Once, when Stockton was going to Boston by the night boat, every room was taken. The ticket agent recognized the author, and promised to get him a desirable room if the author would tell which he had had in mind, the lady or the tiger.
“Produce the room,” answered Stockton.
The man did. Stockton paid for it, and then said: “To tell you the truth, my friend, I don’t know.”
And that was the truth, as Mr. Stockton confessed to his friends. The idea of the story had fascinated him; when he began it he purposed to give it a definite ending. But when he reached the end he didn’t know himself which to produce out of the open door, the lady or the tiger, “and so,” he used to explain, “I made up my mind to leave it hanging in the air.”
To the present generation of readers, all this reference to Stockton’s story may sound strange, but for months it was the most talked-of story of the time, and sold into large numbers.
One day while Mr. Stockton was in Bok’s office, A. B. Frost, the illustrator, came in. Frost had become a full-fledged farmer with one hundred and twenty acres of Jersey land, and Stockton had a large farm in the South which was a financial burden to him.
“Well, Stockton,” said Frost, “I have found a way at last to make a farm stop eating up money. Perhaps it will help you.”

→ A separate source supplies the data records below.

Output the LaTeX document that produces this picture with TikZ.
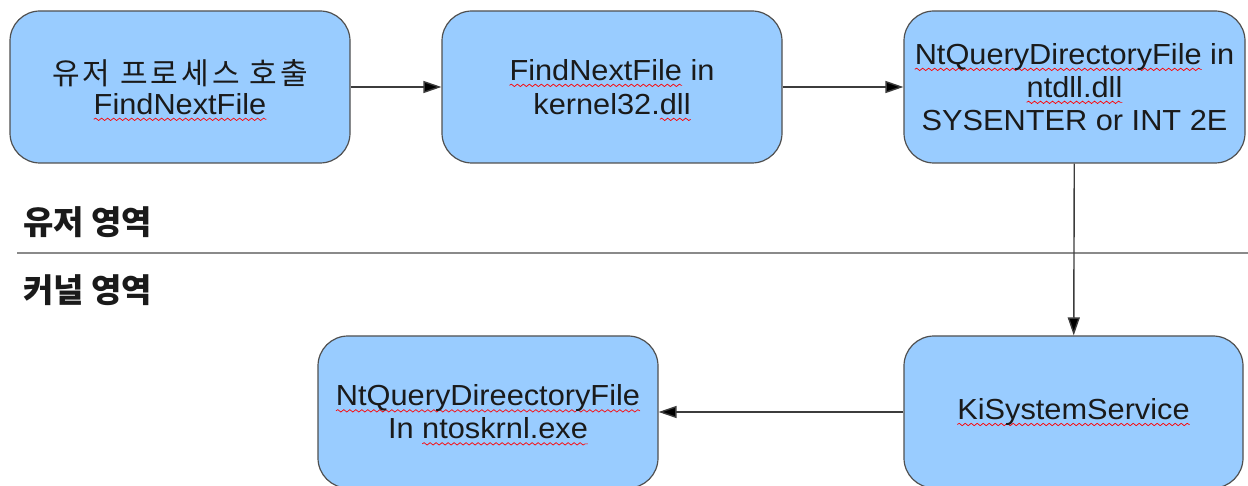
\documentclass[tikz,border=0pt]{standalone}
\usepackage{fontspec}
\setmainfont{Liberation Sans}[FakeStretch=1.06]
\newfontfamily\kr{Noto Sans CJK KR}
\usetikzlibrary{arrows.meta,decorations.pathmorphing}

\definecolor{boxfill}{HTML}{99CCFF}
\definecolor{boxline}{HTML}{505050}
\definecolor{ink}{HTML}{1A1A1A}
\definecolor{wire}{HTML}{3C3C3C}
\definecolor{rule}{HTML}{8A8A8A}

% red wavy underline below a word
\newlength\wavewd
\newcommand\wavy[1]{\settowidth\wavewd{#1}%
  {\tikz[overlay]\draw[sharp corners,red,line width=0.7pt,decorate,
     decoration={snake,amplitude=1.2pt,segment length=6pt}]
     (0pt,-5pt) -- ++(\wavewd,0pt);}#1}

\begin{document}
\begin{tikzpicture}[x=1pt,y=-1pt,
  procbox/.style={draw=boxline,line width=1.2pt,fill=boxfill,
    rounded corners=30pt,minimum width=340pt,minimum height=152pt,
    inner sep=0pt,align=center,text=ink,
    font=\fontsize{29}{34}\selectfont},
  flow/.style={draw=wire,line width=1.4pt,
    -{Triangle[length=18pt,width=12pt,fill=black]}},
  region/.style={anchor=west,inner sep=0pt,text=ink,
    font=\kr\bfseries\fontsize{33}{38}\selectfont}]
\useasboundingbox (0,0) rectangle (1248,486);

% user-mode boxes
\node[procbox] (user) at (180,87)
  {{\kr\addfontfeatures{LetterSpace=10}\fontsize{30}{34}\selectfont 유저 프로세스 호출}\\[-4pt]\wavy{FindNextFile}};
\node[procbox] (k32) at (612,87)
  {\wavy{FindNextFile} in\\kernel32.\wavy{dll}};
\node[procbox,minimum width=341pt] (ntdll) at (1074.5,87)
  {\wavy{NtQueryDirectoryFile} in\\[-1pt]\wavy{ntdll.dll}\\[-1pt]SYSENTER or INT 2E};

% kernel-mode boxes
\node[procbox,minimum width=339pt] (kiss) at (1073.5,412)
  {\wavy{KiSystemService}};
\node[procbox] (ntos) at (488,412)
  {\wavy{NtQueryDireectoryFile}\\[-1pt]In \wavy{ntoskrnl.exe}};

% user / kernel boundary
\coordinate (ruleL) at (17,253);
\coordinate (ruleR) at (1248,253);
\draw[rule,line width=1.4pt] (ruleL) -- (ruleR);
\node[region] (ulabel) at (23,222) {유저 영역};
\node[region] (klabel) at (23,290) {커널 영역};

% call flow
\draw[flow] (user) -- (k32);
\draw[flow] (k32) -- (ntdll);
\draw[flow] (ntdll) -- (kiss);
\draw[flow] (kiss) -- (ntos);
\end{tikzpicture}
\end{document}
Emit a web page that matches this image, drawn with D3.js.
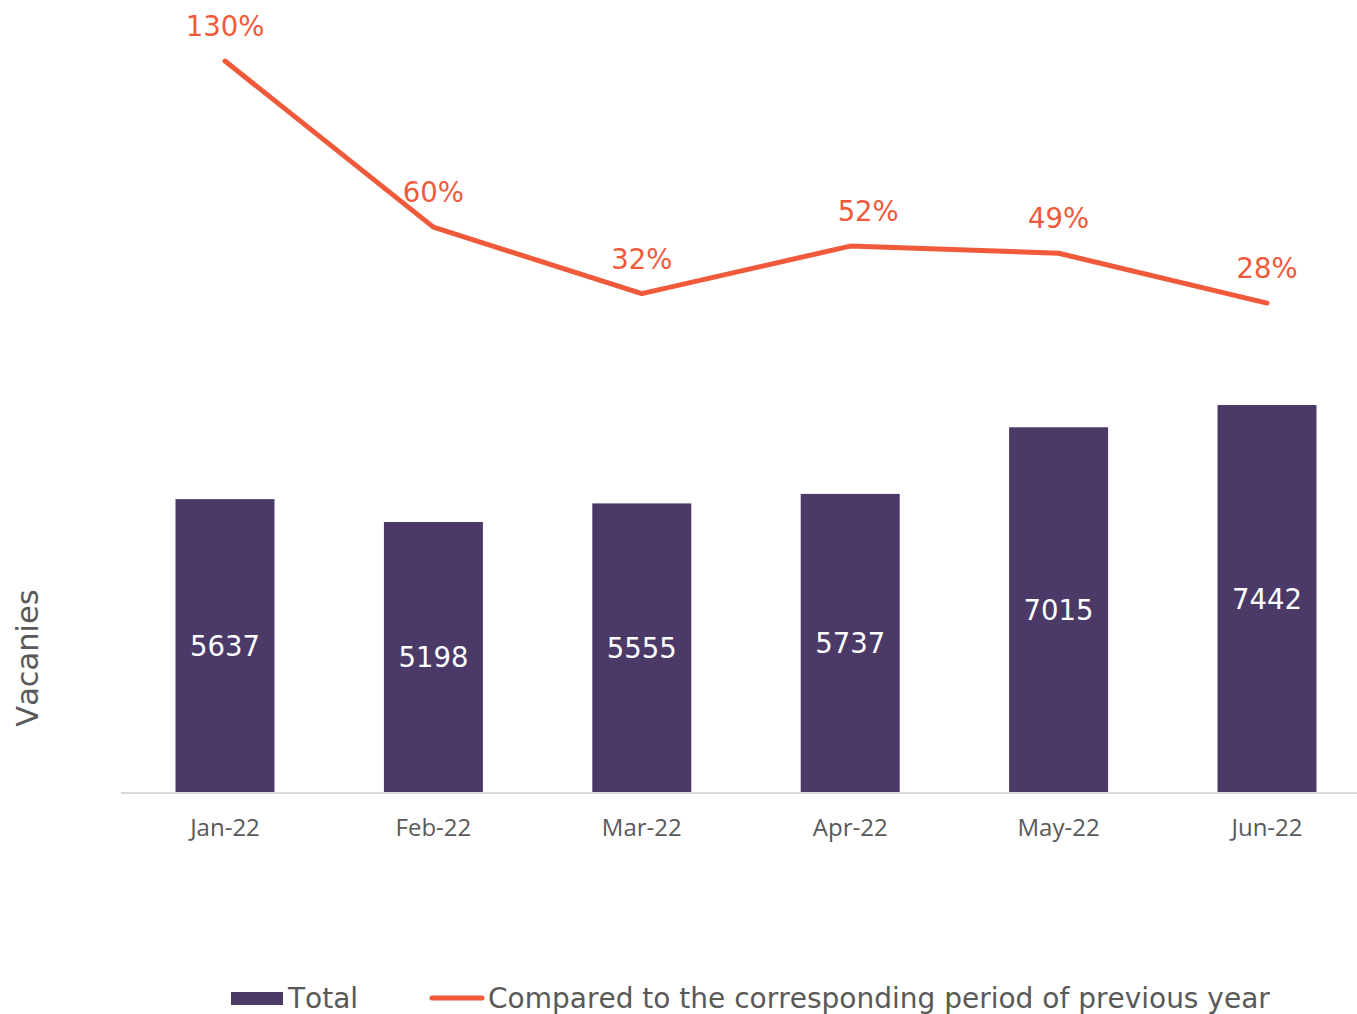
<!DOCTYPE html>
<html>
<head>
<meta charset="utf-8">
<script src="https://cdn.jsdelivr.net/npm/d3@7"></script>
<style>
  html, body { margin: 0; padding: 0; background: #fff; }
  svg { display: block; }
  text { font-kerning: none; }
</style>
</head>
<body>
<svg id="chart" width="1357" height="1014"></svg>
<script>
const categories = ["Jan-22", "Feb-22", "Mar-22", "Apr-22", "May-22", "Jun-22"];
const totals = [5637, 5198, 5555, 5737, 7015, 7442];
const yoyPct = [130, 60, 32, 52, 49, 28];
const seriesNames = ["Total", "Compared to the corresponding period of previous year"];
const yAxisTitle = "Vacanies";

const barColor = "#4b3a68";
const lineColor = "#f05a3a";
const textGray = "#595959";

const svg = d3.select("#chart");

const x = d3.scaleBand()
  .domain(categories)
  .range([120.8, 1371.2])
  .paddingInner(0.525)
  .paddingOuter(0.2625);

const yBar = d3.scaleLinear().domain([0, 15000]).range([793, 11]);
const yLine = d3.scaleLinear().domain([0, 140]).range([369.5, 37.3]);

// bars
svg.append("g").selectAll("rect")
  .data(totals)
  .join("rect")
  .attr("x", (d, i) => x(categories[i]))
  .attr("y", d => yBar(d))
  .attr("width", x.bandwidth())
  .attr("height", d => yBar(0) - yBar(d))
  .attr("fill", barColor);

// bar labels
svg.append("g").selectAll("text")
  .data(totals)
  .join("text")
  .attr("x", (d, i) => x(categories[i]) + x.bandwidth() / 2)
  .attr("y", d => (yBar(d) + yBar(0)) / 2)
  .attr("dy", "0.36em")
  .attr("text-anchor", "middle")
  .attr("font-family", "DejaVu Sans")
  .attr("font-size", 27.5)
  .attr("fill", "#ffffff")
  .text(d => d);

// x axis
const xAxis = svg.append("g")
  .attr("transform", "translate(0,793)")
  .call(d3.axisBottom(x).tickSize(0).tickPadding(0));
xAxis.select(".domain").remove();
xAxis.append("line")
  .attr("x1", 121).attr("x2", 1357)
  .attr("y1", 0).attr("y2", 0)
  .attr("stroke", "#d9d9d9").attr("stroke-width", 2);
xAxis.selectAll(".tick text")
  .attr("y", 35)
  .attr("dy", "0.35em")
  .attr("font-family", "Open Sans")
  .attr("font-size", 24)
  .attr("fill", textGray);

// line
const line = d3.line()
  .x((d, i) => x(categories[i]) + x.bandwidth() / 2)
  .y(d => yLine(d));
svg.append("path")
  .datum(yoyPct)
  .attr("d", line)
  .attr("fill", "none")
  .attr("stroke", lineColor)
  .attr("stroke-width", 5)
  .attr("stroke-linecap", "round")
  .attr("stroke-linejoin", "round");

svg.append("g").selectAll("text")
  .data(yoyPct)
  .join("text")
  .attr("x", (d, i) => x(categories[i]) + x.bandwidth() / 2 + (i === 3 ? 18 : 0))
  .attr("y", d => yLine(d) - 25)
  .attr("text-anchor", "middle")
  .attr("font-family", "DejaVu Sans")
  .attr("font-size", 27.5)
  .attr("fill", lineColor)
  .text(d => d + "%");

// y axis title
svg.append("text")
  .attr("transform", "translate(38,658) rotate(-90)")
  .attr("text-anchor", "middle")
  .attr("font-family", "DejaVu Sans")
  .attr("font-size", 30.5)
  .attr("fill", textGray)
  .text(yAxisTitle);

// legend
const lg = svg.append("g");
lg.append("rect")
  .attr("x", 231).attr("y", 992).attr("width", 52).attr("height", 13)
  .attr("fill", barColor);
lg.append("text")
  .attr("x", 288).attr("y", 998).attr("dy", "0.35em")
  .attr("font-family", "DejaVu Sans").attr("font-size", 28)
  .attr("fill", textGray).text(seriesNames[0]);
lg.append("line")
  .attr("x1", 432).attr("x2", 482).attr("y1", 998).attr("y2", 998)
  .attr("stroke", lineColor).attr("stroke-width", 5).attr("stroke-linecap", "round");
lg.append("text")
  .attr("x", 488).attr("y", 998).attr("dy", "0.35em")
  .attr("font-family", "DejaVu Sans").attr("font-size", 28)
  .attr("fill", textGray).text(seriesNames[1]);
</script>
</body>
</html>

Stockton was busy writing, but at this bit of hopeful news he looked up, his eyes kindled, he dropped his pen, and eagerly said:
And looking behind him to see that the way was clear, Frost answered:
“Pave it solid, old man.”
When the stories of Dr. Jekyll and Mr. Hyde and Little Lord Fauntleroy were made into plays, Bok was given an opportunity for an entirely different kind of publicity. Both plays were highly successful; they ran for weeks in succession, and each evening Bok had circulars of the books in every seat of the theatre; he had a table filled with the books in the foyer of each theatre; and he bombarded the newspapers with stories of Mr. Mansfield’s method of making the quick change from one character to the other in the dual rôle of the Stevenson play, and with anecdotes about the boy Tommy Russell in Mrs. Burnett’s play. The sale of the books went merrily on, and kept pace with the success of the plays. And it all sharpened the initiative of the young advertiser and developed his sense for publicity.
One day while waiting in the anteroom of a publishing house to see a member of the firm, he picked up a book and began to read it. Since he had to wait for nearly an hour, he had read a large part of the volume when he was at last admitted to the private office. When his business was finished, Bok asked the publisher why this book was not selling.
“I don’t know,” replied the publisher. “We had great hopes for it, but somehow or other the public has not responded to it.”
“Are you sure you are telling the public about it in the right way?” ventured Bok.
The Scribner advertising had by this time attracted the attention of the publishing world, and this publisher was entirely ready to listen to a suggestion from his youthful caller.
“I wish we published it,” said Bok. “I think I could make it a go. It’s all in the book.”
“How would you advertise it?” asked the publisher.
Bok promised the publisher he would let him know. He carried with him a copy of the book, wrote some advertisements for it, prepared an attractive “broadside” of extracts, to which the book easily lent itself, wrote some literary notes about it, and sent the whole collection to the publisher. Every particle of “copy” which Bok had prepared was used, the book began to sell, and within three months it was the most discussed book of the day.
The book was Edward Bellamy’s Looking Backward.